— RECORDS FOR THE EXERCISE —
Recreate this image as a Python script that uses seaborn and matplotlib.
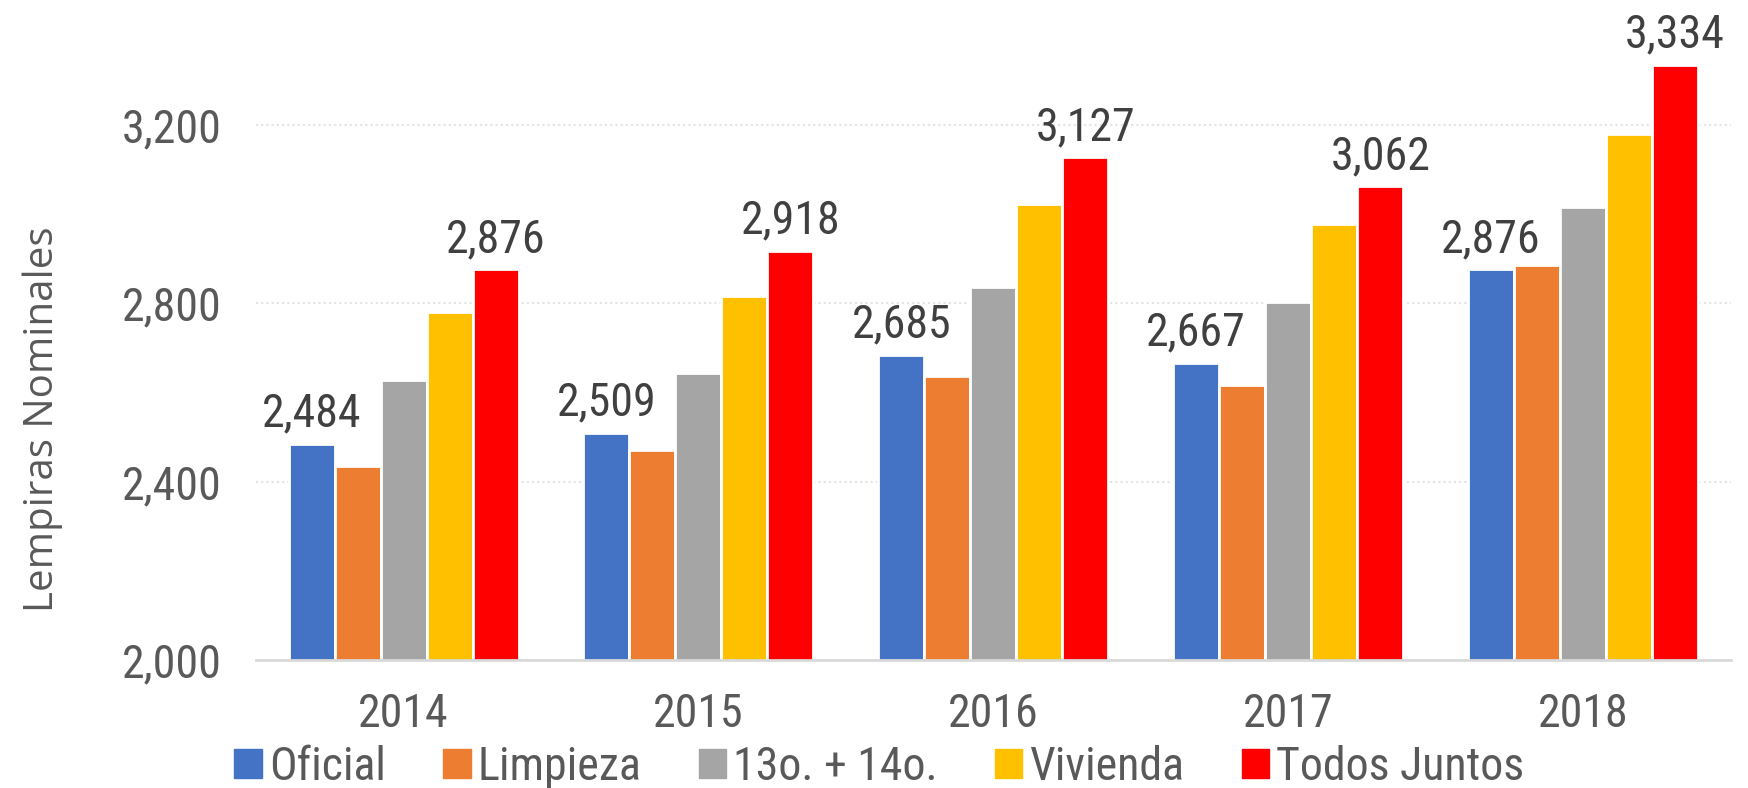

---

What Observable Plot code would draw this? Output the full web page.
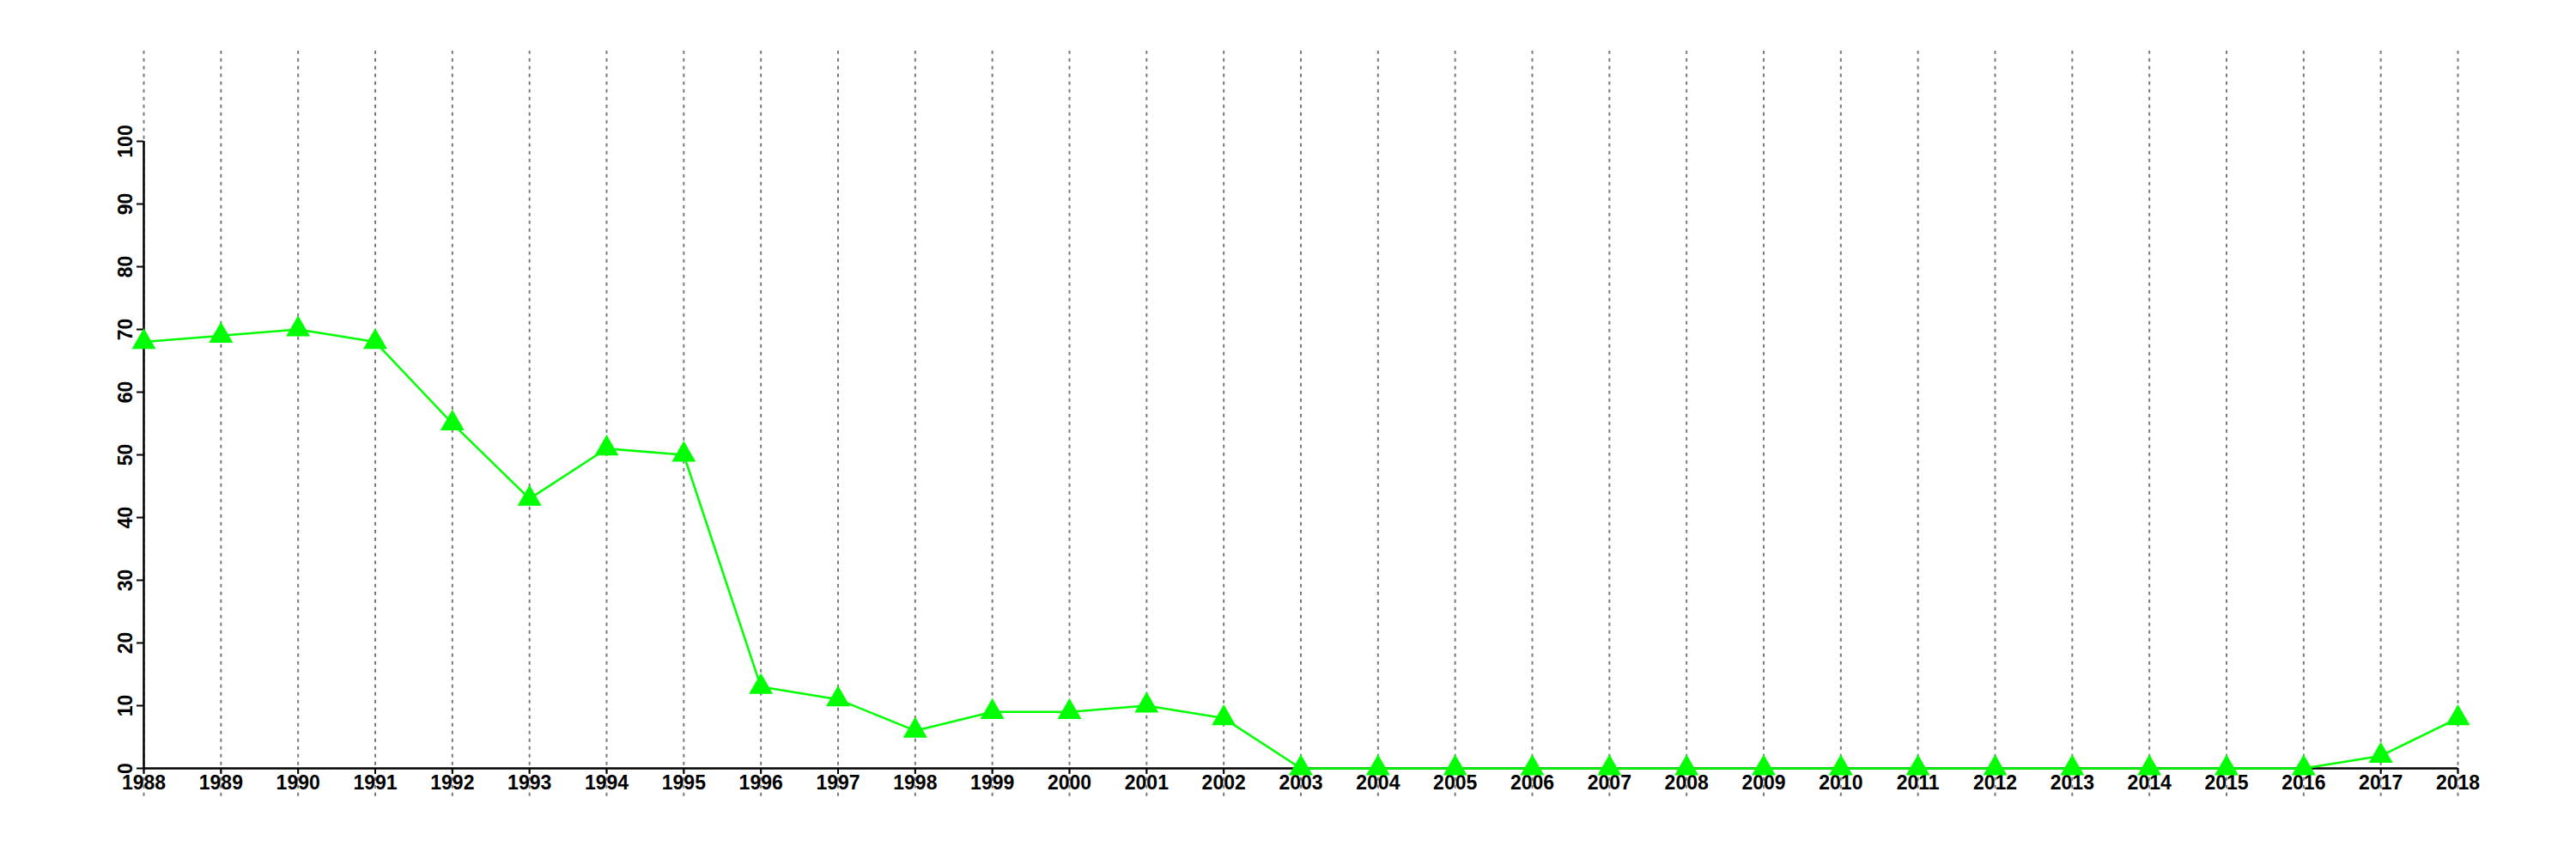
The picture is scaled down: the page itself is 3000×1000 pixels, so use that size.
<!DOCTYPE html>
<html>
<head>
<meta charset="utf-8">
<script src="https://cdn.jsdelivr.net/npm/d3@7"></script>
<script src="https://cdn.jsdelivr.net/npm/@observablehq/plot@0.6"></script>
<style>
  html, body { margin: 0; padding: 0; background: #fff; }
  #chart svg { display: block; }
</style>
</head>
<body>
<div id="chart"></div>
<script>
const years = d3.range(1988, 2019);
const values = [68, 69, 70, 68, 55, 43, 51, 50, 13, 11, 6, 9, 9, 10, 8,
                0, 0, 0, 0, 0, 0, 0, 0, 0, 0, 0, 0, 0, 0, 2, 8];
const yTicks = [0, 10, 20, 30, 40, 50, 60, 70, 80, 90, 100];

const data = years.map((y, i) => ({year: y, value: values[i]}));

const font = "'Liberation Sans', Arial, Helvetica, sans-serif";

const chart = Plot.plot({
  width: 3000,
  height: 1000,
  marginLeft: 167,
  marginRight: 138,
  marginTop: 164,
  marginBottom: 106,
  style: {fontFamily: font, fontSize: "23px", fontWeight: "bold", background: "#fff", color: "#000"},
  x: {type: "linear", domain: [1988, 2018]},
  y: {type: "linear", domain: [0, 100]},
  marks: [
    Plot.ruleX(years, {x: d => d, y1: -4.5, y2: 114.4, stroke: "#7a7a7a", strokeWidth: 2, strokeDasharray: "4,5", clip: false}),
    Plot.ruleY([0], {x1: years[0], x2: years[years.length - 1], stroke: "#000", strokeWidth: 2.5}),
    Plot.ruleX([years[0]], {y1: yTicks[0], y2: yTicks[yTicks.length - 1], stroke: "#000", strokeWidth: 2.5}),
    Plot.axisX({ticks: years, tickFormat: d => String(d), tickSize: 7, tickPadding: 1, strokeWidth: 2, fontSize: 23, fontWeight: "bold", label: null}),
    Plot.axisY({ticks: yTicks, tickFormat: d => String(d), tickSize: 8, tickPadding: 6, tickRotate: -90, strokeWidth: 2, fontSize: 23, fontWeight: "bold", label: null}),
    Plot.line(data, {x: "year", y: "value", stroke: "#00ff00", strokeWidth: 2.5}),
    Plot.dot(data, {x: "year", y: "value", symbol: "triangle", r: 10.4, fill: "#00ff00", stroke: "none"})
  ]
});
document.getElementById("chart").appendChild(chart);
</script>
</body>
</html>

— TASK DIRECTIONS —
Go through the records and gather the lines that hold "script".

— FULL OUTPUT —
Recreate this image as a Python script that uses seaborn and matplotlib.
<script src="https://cdn.jsdelivr.net/npm/d3@7"></script>
<script src="https://cdn.jsdelivr.net/npm/@observablehq/plot@0.6"></script>
<script>
</script>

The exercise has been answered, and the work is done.